Types and circumstances of crime vary significantly, and inherently require an equally diverse set of skills, resources and experience to effectively investigate and apprehend suspects. The Detectives Unit
investigate cases not closed by initially responding patrol deputies that include homicide, sexual assault, burglary, fraud, and crimes against vulnerable populations such as children and the elderly. In addition, MCSO has a detective assigned to INTERCEPT
(Inter-agency Child Exploitation Prevention Team
), an agency which combines the resources of local, state and federal law enforcement agencies joined in the fight against on-line child sexual predators.
There's no statute of limitations on murder, and MCSO has committed resources to keeping the investigations of unsolved cases alive with the Cold Case Team
, using a select group of staff and retired MCSO detectives who tirelessly volunteer their experience and service.

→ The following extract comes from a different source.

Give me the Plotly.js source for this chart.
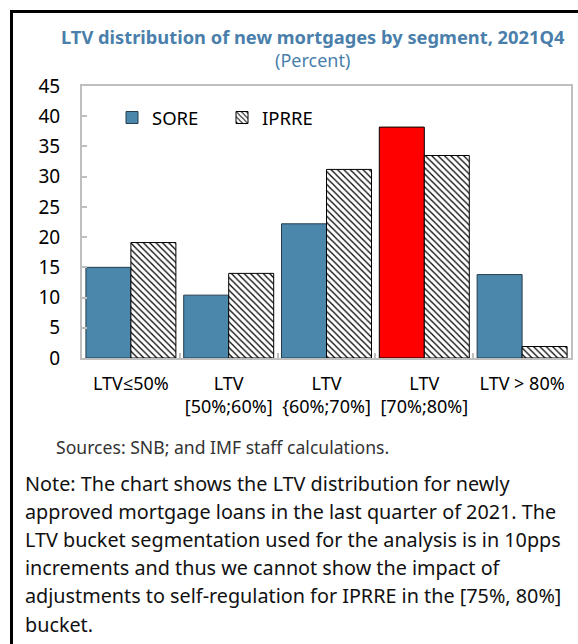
<!DOCTYPE html>
<html>
<head>
<meta charset="utf-8">
<script src="https://cdn.plot.ly/plotly-3.0.1.min.js"></script>
<style>html,body{margin:0;padding:0;background:#fff;} #chart{width:578px;height:644px;}</style>
</head>
<body>
<div id="chart"></div>
<script>
const categories = ["LTV≤50%", "LTV<br>[50%;60%]", "LTV<br>{60%;70%]", "LTV<br>[70%;80%]", "LTV > 80%"];
const soreValues = [15.0, 10.4, 22.2, 38.2, 13.8];
const iprreValues = [19.1, 14.0, 31.2, 33.5, 1.9];
const seriesNames = ["SORE", "IPRRE"];
const titleText = "LTV distribution of new mortgages by segment, 2021Q4";
const subtitleText = "(Percent)";
const sourceText = "Sources: SNB; and IMF staff calculations.";
const noteLines = [
  "Note: The chart shows the LTV distribution for newly",
  "approved mortgage loans in the last quarter of 2021. The",
  "LTV bucket segmentation used for the analysis is in 10pps",
  "increments and thus we cannot show the impact of",
  "adjustments to self-regulation for IPRRE in the [75%, 80%]",
  "bucket."
];

const FONT = "Noto Sans, Open Sans, sans-serif";
const L = 82, R = 571, T = 86, B = 358;
const W = 578, H = 644;
const xp = px => (px - L) / (R - L);
const yp = py => (B - py) / (B - T);

const blue = "#4a87ab";
const soreColors = soreValues.map((v, i) => i === 3 ? "#ff0000" : blue);
const soreLines = soreValues.map((v, i) => i === 3 ? "#000000" : "#263d4d");

const traces = [
  {
    type: "bar", name: seriesNames[0], x: categories, y: soreValues,
    marker: {
      color: soreColors,
      line: {color: soreLines, width: 1}
    },
    hoverinfo: "skip"
  },
  {
    type: "bar", name: seriesNames[1], x: categories, y: iprreValues,
    marker: {
      color: "#ffffff",
      line: {color: "#000000", width: 1},
      pattern: {shape: "\\", fgcolor: "#000000", bgcolor: "#ffffff", size: 4.5, solidity: 0.28}
    },
    hoverinfo: "skip"
  }
];

const annotations = [
  {text: "<b>" + titleText + "</b>", x: xp(313), y: yp(37), xref: "paper", yref: "paper",
   xanchor: "center", yanchor: "middle", showarrow: false, font: {family: FONT, size: 18.3, color: "#4a7fab"}},
  {text: subtitleText, x: xp(312), y: yp(60), xref: "paper", yref: "paper",
   xanchor: "center", yanchor: "middle", showarrow: false, font: {family: FONT, size: 18, color: "#4a7fab"}},
  {text: sourceText, x: xp(54), y: yp(447), xref: "paper", yref: "paper",
   xanchor: "left", yanchor: "middle", showarrow: false, font: {family: FONT, size: 17.6, color: "#333333"}}
];
noteLines.forEach((line, i) => {
  annotations.push({text: line, x: xp(23), y: yp(483 + i * 28.2), xref: "paper", yref: "paper",
    xanchor: "left", yanchor: "middle", showarrow: false, font: {family: FONT, size: 19.8, color: "#111111"}});
});

const shapes = [
  {type: "line", xref: "paper", yref: "paper", x0: xp(11.5), x1: xp(11.5), y0: yp(10), y1: yp(H + 5), line: {color: "#000", width: 3}},
  {type: "line", xref: "paper", yref: "paper", x0: xp(10), x1: xp(W + 5), y0: yp(11.5), y1: yp(11.5), line: {color: "#000", width: 3}}
];

const layout = {
  width: W, height: H,
  margin: {l: L, r: W - R, t: T, b: H - B, pad: 0},
  paper_bgcolor: "#ffffff", plot_bgcolor: "#ffffff",
  font: {family: FONT, size: 18, color: "#000"},
  barmode: "group", bargap: 0.08, bargroupgap: 0,
  showlegend: true,
  legend: {orientation: "h", x: xp(112), y: yp(118), xanchor: "left", yanchor: "middle",
    bgcolor: "rgba(0,0,0,0)", font: {family: FONT, size: 18.5, color: "#000"},
    entrywidth: 65, entrywidthmode: "pixels", itemwidth: 30, traceorder: "normal"},
  xaxis: {
    type: "category", showline: true, mirror: true, linecolor: "#bfbfbf", linewidth: 2,
    ticks: "inside", tickson: "boundaries", ticklen: 5, tickcolor: "#bfbfbf", tickwidth: 2,
    tickangle: 0, ticklabelstandoff: 8,
    tickfont: {family: FONT, size: 18, color: "#000"}, showgrid: false, zeroline: false,
    fixedrange: true
  },
  yaxis: {
    range: [0, 45], dtick: 5, tick0: 0, showline: true, mirror: true, linecolor: "#bfbfbf", linewidth: 2,
    ticks: "inside", ticklen: 5, tickcolor: "#bfbfbf", tickwidth: 2, ticklabelstandoff: 16,
    tickfont: {family: FONT, size: 19, color: "#000"}, showgrid: false, zeroline: false,
    fixedrange: true
  },
  annotations: annotations,
  shapes: shapes
};

Plotly.newPlot("chart", traces, layout, {displayModeBar: false, staticPlot: true});
</script>
</body>
</html>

The case of Carol Keightley, an 18-year old found dead in a ravine off the highway 11 days after her mother reported her missing, is just one of MCSO's 35 unsolved homicides whose evidence and tips are repeatedly combed over in an effort to bring closure to the victims and families, and justice to the perpetrators.
A growing problem in Multnomah County is the human trafficking industry. Affecting both foreign and domestic populations, crimes of forced labor and sexual exploitation are mostly hidden from public awareness yet devastating to victims, their families and the community. Several factors are contributing to the problem, such as the County being positioned along the I-5 corridor, the diversity of our community where 14% of residents are foreign-born and nearby farming areas that depend on hired labor ten months out of the year. MCSO investigates human trafficking crimes, provides outreach and assistance to victims, and develops and presents training for law enforcement agencies and resource groups to identify and aid human trafficking victims.